● **Challenge**: Write out the entire listing below exactly, with the pictures left out.

● **Recorded data**:

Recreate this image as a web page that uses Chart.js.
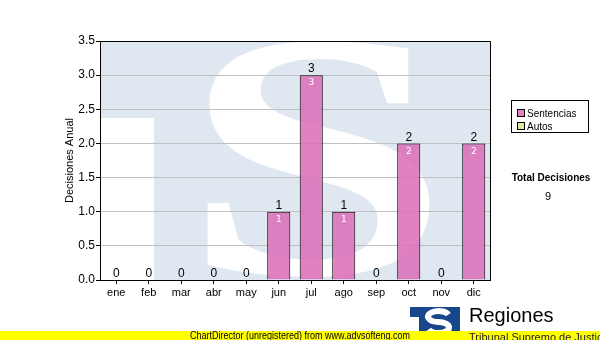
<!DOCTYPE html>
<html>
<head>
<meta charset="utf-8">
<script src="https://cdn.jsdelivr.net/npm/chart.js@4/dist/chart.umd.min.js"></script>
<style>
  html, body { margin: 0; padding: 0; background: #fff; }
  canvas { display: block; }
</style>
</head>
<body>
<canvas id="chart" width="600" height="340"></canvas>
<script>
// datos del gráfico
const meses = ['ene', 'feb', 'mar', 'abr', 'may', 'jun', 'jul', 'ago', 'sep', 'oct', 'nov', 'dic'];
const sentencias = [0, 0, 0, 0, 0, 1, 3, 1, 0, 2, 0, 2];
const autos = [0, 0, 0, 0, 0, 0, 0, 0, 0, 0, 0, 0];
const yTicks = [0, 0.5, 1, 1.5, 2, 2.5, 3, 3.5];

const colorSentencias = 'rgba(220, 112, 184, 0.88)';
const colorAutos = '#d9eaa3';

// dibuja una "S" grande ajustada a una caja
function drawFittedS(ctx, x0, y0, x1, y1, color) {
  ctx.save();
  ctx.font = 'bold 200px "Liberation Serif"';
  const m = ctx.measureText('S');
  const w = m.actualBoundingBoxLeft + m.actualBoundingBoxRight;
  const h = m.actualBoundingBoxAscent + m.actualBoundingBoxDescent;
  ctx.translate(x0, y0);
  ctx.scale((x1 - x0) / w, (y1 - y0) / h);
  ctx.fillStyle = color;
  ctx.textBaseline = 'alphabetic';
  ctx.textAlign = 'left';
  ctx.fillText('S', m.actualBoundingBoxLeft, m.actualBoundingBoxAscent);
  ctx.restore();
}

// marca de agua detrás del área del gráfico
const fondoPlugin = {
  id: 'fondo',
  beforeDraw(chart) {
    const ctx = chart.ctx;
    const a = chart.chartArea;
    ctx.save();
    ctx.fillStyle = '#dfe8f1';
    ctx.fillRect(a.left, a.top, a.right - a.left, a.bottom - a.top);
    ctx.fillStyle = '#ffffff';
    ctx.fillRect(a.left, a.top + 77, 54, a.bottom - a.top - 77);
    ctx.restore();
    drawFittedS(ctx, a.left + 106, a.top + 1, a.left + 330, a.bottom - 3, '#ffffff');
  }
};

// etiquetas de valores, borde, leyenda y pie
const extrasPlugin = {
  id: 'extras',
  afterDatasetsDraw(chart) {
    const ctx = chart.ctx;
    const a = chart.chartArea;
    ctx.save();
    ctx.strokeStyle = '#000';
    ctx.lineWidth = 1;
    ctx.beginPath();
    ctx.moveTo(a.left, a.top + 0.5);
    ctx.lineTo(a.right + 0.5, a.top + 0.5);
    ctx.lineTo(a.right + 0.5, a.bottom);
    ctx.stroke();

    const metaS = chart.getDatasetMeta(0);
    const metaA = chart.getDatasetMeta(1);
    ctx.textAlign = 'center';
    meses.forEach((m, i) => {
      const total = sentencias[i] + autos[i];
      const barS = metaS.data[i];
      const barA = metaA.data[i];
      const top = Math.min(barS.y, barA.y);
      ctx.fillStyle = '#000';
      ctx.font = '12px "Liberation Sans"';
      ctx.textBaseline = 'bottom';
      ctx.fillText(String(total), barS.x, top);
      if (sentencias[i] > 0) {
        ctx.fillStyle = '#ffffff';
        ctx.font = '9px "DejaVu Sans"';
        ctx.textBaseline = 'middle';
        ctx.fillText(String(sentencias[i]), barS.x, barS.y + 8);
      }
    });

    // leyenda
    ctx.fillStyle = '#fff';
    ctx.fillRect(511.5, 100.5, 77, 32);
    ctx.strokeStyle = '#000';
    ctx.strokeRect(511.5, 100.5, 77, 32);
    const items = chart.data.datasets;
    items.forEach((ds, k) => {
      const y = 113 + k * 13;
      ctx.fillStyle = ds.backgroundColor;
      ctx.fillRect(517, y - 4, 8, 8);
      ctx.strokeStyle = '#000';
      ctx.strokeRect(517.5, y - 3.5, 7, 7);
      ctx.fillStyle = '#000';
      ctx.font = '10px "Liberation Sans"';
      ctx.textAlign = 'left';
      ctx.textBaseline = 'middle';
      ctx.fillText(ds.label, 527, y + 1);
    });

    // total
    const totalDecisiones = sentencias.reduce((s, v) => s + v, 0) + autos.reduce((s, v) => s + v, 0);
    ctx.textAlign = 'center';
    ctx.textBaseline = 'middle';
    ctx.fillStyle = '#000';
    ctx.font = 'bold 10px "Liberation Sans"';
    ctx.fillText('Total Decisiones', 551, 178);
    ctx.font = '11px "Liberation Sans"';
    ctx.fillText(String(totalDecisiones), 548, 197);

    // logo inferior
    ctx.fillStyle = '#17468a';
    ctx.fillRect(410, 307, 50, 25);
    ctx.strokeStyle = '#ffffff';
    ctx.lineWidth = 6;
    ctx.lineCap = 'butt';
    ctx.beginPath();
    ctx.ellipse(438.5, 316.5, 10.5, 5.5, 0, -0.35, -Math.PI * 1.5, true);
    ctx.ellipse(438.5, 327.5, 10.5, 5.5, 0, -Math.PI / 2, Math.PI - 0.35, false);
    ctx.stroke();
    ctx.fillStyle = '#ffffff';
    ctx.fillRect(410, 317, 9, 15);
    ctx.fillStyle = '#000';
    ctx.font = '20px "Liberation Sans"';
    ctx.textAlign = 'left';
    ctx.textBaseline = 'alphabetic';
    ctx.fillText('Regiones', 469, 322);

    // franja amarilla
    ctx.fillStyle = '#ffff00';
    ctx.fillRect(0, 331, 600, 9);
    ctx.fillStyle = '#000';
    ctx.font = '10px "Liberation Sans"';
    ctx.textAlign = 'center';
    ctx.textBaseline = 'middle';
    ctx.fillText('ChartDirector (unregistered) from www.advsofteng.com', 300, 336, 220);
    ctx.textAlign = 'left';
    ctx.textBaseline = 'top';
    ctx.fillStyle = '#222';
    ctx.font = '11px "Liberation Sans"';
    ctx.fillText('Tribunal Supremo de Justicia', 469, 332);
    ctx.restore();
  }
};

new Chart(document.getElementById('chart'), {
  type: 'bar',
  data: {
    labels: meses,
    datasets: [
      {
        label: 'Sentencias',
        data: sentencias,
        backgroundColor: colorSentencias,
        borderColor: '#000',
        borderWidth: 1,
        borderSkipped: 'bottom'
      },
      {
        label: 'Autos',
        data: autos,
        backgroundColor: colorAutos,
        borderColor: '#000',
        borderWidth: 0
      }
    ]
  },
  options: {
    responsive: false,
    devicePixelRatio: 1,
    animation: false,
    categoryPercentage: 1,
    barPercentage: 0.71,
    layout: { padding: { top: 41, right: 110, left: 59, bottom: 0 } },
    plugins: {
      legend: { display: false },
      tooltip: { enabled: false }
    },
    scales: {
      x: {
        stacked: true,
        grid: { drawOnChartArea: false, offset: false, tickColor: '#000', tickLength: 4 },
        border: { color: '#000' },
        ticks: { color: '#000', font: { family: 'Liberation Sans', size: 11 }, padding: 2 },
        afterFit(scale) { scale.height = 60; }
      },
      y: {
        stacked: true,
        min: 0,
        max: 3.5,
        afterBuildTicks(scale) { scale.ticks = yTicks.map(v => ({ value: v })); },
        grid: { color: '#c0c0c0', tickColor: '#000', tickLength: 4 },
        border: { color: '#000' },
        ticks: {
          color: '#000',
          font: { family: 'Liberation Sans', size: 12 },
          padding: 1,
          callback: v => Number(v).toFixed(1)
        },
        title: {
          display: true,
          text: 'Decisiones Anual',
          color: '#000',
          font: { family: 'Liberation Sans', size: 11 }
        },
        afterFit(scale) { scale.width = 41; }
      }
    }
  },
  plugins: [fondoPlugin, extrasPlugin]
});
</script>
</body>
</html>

● **Result below**:
Recreate this image as a web page that uses Chart.js.
<!DOCTYPE html>
<html>
<head>
<meta charset="utf-8">
<script src="https://cdn.jsdelivr.net/npm/chart.js@4/dist/chart.umd.min.js"></script>
<style>
  html, body { margin: 0; padding: 0; background: #fff; }
  canvas { display: block; }
</style>
</head>
<body>
<canvas id="chart" width="600" height="340"></canvas>
<script>
// datos del gráfico
const meses = ['ene', 'feb', 'mar', 'abr', 'may', 'jun', 'jul', 'ago', 'sep', 'oct', 'nov', 'dic'];
const sentencias = [0, 0, 0, 0, 0, 1, 3, 1, 0, 2, 0, 2];
const autos = [0, 0, 0, 0, 0, 0, 0, 0, 0, 0, 0, 0];
const yTicks = [0, 0.5, 1, 1.5, 2, 2.5, 3, 3.5];

const colorSentencias = 'rgba(220, 112, 184, 0.88)';
const colorAutos = '#d9eaa3';

// dibuja una "S" grande ajustada a una caja
function drawFittedS(ctx, x0, y0, x1, y1, color) {
  ctx.save();
  ctx.font = 'bold 200px "Liberation Serif"';
  const m = ctx.measureText('S');
  const w = m.actualBoundingBoxLeft + m.actualBoundingBoxRight;
  const h = m.actualBoundingBoxAscent + m.actualBoundingBoxDescent;
  ctx.translate(x0, y0);
  ctx.scale((x1 - x0) / w, (y1 - y0) / h);
  ctx.fillStyle = color;
  ctx.textBaseline = 'alphabetic';
  ctx.textAlign = 'left';
  ctx.fillText('S', m.actualBoundingBoxLeft, m.actualBoundingBoxAscent);
  ctx.restore();
}

// marca de agua detrás del área del gráfico
const fondoPlugin = {
  id: 'fondo',
  beforeDraw(chart) {
    const ctx = chart.ctx;
    const a = chart.chartArea;
    ctx.save();
    ctx.fillStyle = '#dfe8f1';
    ctx.fillRect(a.left, a.top, a.right - a.left, a.bottom - a.top);
    ctx.fillStyle = '#ffffff';
    ctx.fillRect(a.left, a.top + 77, 54, a.bottom - a.top - 77);
    ctx.restore();
    drawFittedS(ctx, a.left + 106, a.top + 1, a.left + 330, a.bottom - 3, '#ffffff');
  }
};

// etiquetas de valores, borde, leyenda y pie
const extrasPlugin = {
  id: 'extras',
  afterDatasetsDraw(chart) {
    const ctx = chart.ctx;
    const a = chart.chartArea;
    ctx.save();
    ctx.strokeStyle = '#000';
    ctx.lineWidth = 1;
    ctx.beginPath();
    ctx.moveTo(a.left, a.top + 0.5);
    ctx.lineTo(a.right + 0.5, a.top + 0.5);
    ctx.lineTo(a.right + 0.5, a.bottom);
    ctx.stroke();

    const metaS = chart.getDatasetMeta(0);
    const metaA = chart.getDatasetMeta(1);
    ctx.textAlign = 'center';
    meses.forEach((m, i) => {
      const total = sentencias[i] + autos[i];
      const barS = metaS.data[i];
      const barA = metaA.data[i];
      const top = Math.min(barS.y, barA.y);
      ctx.fillStyle = '#000';
      ctx.font = '12px "Liberation Sans"';
      ctx.textBaseline = 'bottom';
      ctx.fillText(String(total), barS.x, top);
      if (sentencias[i] > 0) {
        ctx.fillStyle = '#ffffff';
        ctx.font = '9px "DejaVu Sans"';
        ctx.textBaseline = 'middle';
        ctx.fillText(String(sentencias[i]), barS.x, barS.y + 8);
      }
    });

    // leyenda
    ctx.fillStyle = '#fff';
    ctx.fillRect(511.5, 100.5, 77, 32);
    ctx.strokeStyle = '#000';
    ctx.strokeRect(511.5, 100.5, 77, 32);
    const items = chart.data.datasets;
    items.forEach((ds, k) => {
      const y = 113 + k * 13;
      ctx.fillStyle = ds.backgroundColor;
      ctx.fillRect(517, y - 4, 8, 8);
      ctx.strokeStyle = '#000';
      ctx.strokeRect(517.5, y - 3.5, 7, 7);
      ctx.fillStyle = '#000';
      ctx.font = '10px "Liberation Sans"';
      ctx.textAlign = 'left';
      ctx.textBaseline = 'middle';
      ctx.fillText(ds.label, 527, y + 1);
    });

    // total
    const totalDecisiones = sentencias.reduce((s, v) => s + v, 0) + autos.reduce((s, v) => s + v, 0);
    ctx.textAlign = 'center';
    ctx.textBaseline = 'middle';
    ctx.fillStyle = '#000';
    ctx.font = 'bold 10px "Liberation Sans"';
    ctx.fillText('Total Decisiones', 551, 178);
    ctx.font = '11px "Liberation Sans"';
    ctx.fillText(String(totalDecisiones), 548, 197);

    // logo inferior
    ctx.fillStyle = '#17468a';
    ctx.fillRect(410, 307, 50, 25);
    ctx.strokeStyle = '#ffffff';
    ctx.lineWidth = 6;
    ctx.lineCap = 'butt';
    ctx.beginPath();
    ctx.ellipse(438.5, 316.5, 10.5, 5.5, 0, -0.35, -Math.PI * 1.5, true);
    ctx.ellipse(438.5, 327.5, 10.5, 5.5, 0, -Math.PI / 2, Math.PI - 0.35, false);
    ctx.stroke();
    ctx.fillStyle = '#ffffff';
    ctx.fillRect(410, 317, 9, 15);
    ctx.fillStyle = '#000';
    ctx.font = '20px "Liberation Sans"';
    ctx.textAlign = 'left';
    ctx.textBaseline = 'alphabetic';
    ctx.fillText('Regiones', 469, 322);

    // franja amarilla
    ctx.fillStyle = '#ffff00';
    ctx.fillRect(0, 331, 600, 9);
    ctx.fillStyle = '#000';
    ctx.font = '10px "Liberation Sans"';
    ctx.textAlign = 'center';
    ctx.textBaseline = 'middle';
    ctx.fillText('ChartDirector (unregistered) from www.advsofteng.com', 300, 336, 220);
    ctx.textAlign = 'left';
    ctx.textBaseline = 'top';
    ctx.fillStyle = '#222';
    ctx.font = '11px "Liberation Sans"';
    ctx.fillText('Tribunal Supremo de Justicia', 469, 332);
    ctx.restore();
  }
};

new Chart(document.getElementById('chart'), {
  type: 'bar',
  data: {
    labels: meses,
    datasets: [
      {
        label: 'Sentencias',
        data: sentencias,
        backgroundColor: colorSentencias,
        borderColor: '#000',
        borderWidth: 1,
        borderSkipped: 'bottom'
      },
      {
        label: 'Autos',
        data: autos,
        backgroundColor: colorAutos,
        borderColor: '#000',
        borderWidth: 0
      }
    ]
  },
  options: {
    responsive: false,
    devicePixelRatio: 1,
    animation: false,
    categoryPercentage: 1,
    barPercentage: 0.71,
    layout: { padding: { top: 41, right: 110, left: 59, bottom: 0 } },
    plugins: {
      legend: { display: false },
      tooltip: { enabled: false }
    },
    scales: {
      x: {
        stacked: true,
        grid: { drawOnChartArea: false, offset: false, tickColor: '#000', tickLength: 4 },
        border: { color: '#000' },
        ticks: { color: '#000', font: { family: 'Liberation Sans', size: 11 }, padding: 2 },
        afterFit(scale) { scale.height = 60; }
      },
      y: {
        stacked: true,
        min: 0,
        max: 3.5,
        afterBuildTicks(scale) { scale.ticks = yTicks.map(v => ({ value: v })); },
        grid: { color: '#c0c0c0', tickColor: '#000', tickLength: 4 },
        border: { color: '#000' },
        ticks: {
          color: '#000',
          font: { family: 'Liberation Sans', size: 12 },
          padding: 1,
          callback: v => Number(v).toFixed(1)
        },
        title: {
          display: true,
          text: 'Decisiones Anual',
          color: '#000',
          font: { family: 'Liberation Sans', size: 11 }
        },
        afterFit(scale) { scale.width = 41; }
      }
    }
  },
  plugins: [fondoPlugin, extrasPlugin]
});
</script>
</body>
</html>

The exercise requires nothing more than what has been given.